Required task.
Return each line containing the string "this".
|---|
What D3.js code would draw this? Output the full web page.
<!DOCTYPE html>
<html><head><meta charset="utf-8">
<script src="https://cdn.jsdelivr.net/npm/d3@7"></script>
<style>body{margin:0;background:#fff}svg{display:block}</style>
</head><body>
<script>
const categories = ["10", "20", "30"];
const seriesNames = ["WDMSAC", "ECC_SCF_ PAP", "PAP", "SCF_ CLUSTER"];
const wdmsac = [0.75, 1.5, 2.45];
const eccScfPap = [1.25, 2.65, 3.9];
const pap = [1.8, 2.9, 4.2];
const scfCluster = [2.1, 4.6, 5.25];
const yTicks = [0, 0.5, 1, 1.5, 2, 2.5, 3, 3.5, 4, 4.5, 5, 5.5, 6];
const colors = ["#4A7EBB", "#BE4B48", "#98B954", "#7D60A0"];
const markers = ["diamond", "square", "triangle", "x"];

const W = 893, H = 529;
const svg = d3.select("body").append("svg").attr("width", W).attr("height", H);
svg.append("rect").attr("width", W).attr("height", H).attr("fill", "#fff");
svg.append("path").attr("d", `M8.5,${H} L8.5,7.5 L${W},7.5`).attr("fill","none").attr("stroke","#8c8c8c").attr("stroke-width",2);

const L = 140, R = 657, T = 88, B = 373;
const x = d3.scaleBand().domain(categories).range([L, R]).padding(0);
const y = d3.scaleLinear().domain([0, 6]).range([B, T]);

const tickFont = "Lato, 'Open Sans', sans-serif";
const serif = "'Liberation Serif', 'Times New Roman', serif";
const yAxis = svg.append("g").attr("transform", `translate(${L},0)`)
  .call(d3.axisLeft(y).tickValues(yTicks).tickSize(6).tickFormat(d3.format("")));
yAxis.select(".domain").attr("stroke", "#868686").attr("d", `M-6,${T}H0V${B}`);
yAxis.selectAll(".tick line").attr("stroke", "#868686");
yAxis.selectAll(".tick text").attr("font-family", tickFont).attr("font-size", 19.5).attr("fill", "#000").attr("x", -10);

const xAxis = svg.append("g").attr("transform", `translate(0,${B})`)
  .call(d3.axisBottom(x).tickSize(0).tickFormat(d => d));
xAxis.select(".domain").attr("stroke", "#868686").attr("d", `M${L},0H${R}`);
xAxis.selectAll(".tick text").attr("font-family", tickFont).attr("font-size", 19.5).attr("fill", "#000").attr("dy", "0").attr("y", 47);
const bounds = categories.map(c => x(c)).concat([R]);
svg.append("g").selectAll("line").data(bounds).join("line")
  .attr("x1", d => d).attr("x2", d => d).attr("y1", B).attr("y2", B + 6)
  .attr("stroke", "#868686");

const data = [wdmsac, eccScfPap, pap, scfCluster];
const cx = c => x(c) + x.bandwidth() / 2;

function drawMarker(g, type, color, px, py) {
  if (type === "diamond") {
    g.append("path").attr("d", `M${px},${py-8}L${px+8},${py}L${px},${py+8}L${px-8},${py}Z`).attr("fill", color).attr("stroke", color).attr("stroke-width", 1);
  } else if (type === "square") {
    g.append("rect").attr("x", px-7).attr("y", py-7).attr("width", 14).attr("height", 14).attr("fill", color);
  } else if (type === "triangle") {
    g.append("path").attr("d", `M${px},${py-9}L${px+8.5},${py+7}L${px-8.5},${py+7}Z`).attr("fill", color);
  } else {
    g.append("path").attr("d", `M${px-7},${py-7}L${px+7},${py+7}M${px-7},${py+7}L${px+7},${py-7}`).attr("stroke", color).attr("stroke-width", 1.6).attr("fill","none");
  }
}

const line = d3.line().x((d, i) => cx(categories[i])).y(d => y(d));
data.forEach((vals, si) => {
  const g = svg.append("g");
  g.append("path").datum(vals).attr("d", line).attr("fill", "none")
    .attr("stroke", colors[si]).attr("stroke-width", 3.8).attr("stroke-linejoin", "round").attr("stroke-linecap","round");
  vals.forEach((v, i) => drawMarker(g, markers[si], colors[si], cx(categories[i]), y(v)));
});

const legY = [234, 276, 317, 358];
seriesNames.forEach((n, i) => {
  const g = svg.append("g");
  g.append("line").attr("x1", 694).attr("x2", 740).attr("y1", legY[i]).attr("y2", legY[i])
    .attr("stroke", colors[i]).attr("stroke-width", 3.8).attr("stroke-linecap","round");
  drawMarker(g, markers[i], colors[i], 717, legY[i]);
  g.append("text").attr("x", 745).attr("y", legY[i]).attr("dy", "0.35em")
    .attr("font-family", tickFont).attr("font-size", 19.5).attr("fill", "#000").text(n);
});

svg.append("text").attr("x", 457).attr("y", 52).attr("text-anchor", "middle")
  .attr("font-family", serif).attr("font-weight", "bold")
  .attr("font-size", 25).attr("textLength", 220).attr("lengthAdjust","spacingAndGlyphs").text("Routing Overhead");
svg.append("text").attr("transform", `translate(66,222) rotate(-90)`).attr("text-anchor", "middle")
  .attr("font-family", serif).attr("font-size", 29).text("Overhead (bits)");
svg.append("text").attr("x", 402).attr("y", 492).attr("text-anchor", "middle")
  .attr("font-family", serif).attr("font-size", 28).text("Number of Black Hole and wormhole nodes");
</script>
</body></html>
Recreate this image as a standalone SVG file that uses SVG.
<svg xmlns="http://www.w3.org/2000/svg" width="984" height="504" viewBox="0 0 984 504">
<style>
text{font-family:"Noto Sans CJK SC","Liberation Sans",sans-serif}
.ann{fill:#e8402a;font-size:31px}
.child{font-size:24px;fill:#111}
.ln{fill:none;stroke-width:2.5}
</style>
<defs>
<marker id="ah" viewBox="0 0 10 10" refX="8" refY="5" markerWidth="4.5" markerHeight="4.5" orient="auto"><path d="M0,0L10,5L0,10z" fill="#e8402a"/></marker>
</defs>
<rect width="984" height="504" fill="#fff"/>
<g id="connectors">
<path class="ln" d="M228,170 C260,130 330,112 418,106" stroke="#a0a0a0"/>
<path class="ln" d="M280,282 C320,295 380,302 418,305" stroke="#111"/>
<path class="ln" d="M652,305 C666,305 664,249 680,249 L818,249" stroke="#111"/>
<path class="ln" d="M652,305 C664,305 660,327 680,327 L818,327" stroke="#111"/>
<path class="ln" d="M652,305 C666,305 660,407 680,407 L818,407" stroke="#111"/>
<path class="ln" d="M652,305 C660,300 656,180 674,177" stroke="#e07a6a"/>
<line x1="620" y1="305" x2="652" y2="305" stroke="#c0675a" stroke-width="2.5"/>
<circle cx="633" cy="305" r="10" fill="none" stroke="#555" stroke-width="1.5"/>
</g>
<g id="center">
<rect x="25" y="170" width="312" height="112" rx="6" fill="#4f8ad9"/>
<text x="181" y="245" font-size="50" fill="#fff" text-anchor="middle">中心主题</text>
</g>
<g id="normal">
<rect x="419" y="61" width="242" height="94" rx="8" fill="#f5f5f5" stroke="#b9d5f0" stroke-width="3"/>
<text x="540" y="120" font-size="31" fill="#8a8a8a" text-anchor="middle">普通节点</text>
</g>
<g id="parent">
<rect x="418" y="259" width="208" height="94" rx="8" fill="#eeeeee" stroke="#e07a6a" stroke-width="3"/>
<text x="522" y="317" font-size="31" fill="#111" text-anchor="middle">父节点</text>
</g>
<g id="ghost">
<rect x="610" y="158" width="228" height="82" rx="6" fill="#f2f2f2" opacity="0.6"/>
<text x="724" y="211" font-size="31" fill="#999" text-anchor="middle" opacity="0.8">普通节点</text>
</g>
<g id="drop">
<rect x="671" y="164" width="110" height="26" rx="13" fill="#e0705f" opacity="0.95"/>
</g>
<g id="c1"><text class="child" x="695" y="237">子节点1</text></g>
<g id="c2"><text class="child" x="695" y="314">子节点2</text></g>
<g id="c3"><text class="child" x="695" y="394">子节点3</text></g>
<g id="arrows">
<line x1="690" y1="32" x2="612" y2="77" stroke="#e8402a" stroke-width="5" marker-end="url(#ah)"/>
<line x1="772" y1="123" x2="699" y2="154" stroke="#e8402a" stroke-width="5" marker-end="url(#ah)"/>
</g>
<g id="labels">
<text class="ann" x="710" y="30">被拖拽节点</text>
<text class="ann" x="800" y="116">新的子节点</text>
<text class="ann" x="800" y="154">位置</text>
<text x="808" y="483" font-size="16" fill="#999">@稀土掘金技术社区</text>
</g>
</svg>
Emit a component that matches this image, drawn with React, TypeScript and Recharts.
|---|
Exercise response.
What D3.js code would draw this? Output the full web page.
Recreate this image as a standalone SVG file that uses SVG.
Emit a component that matches this image, drawn with React, TypeScript and Recharts.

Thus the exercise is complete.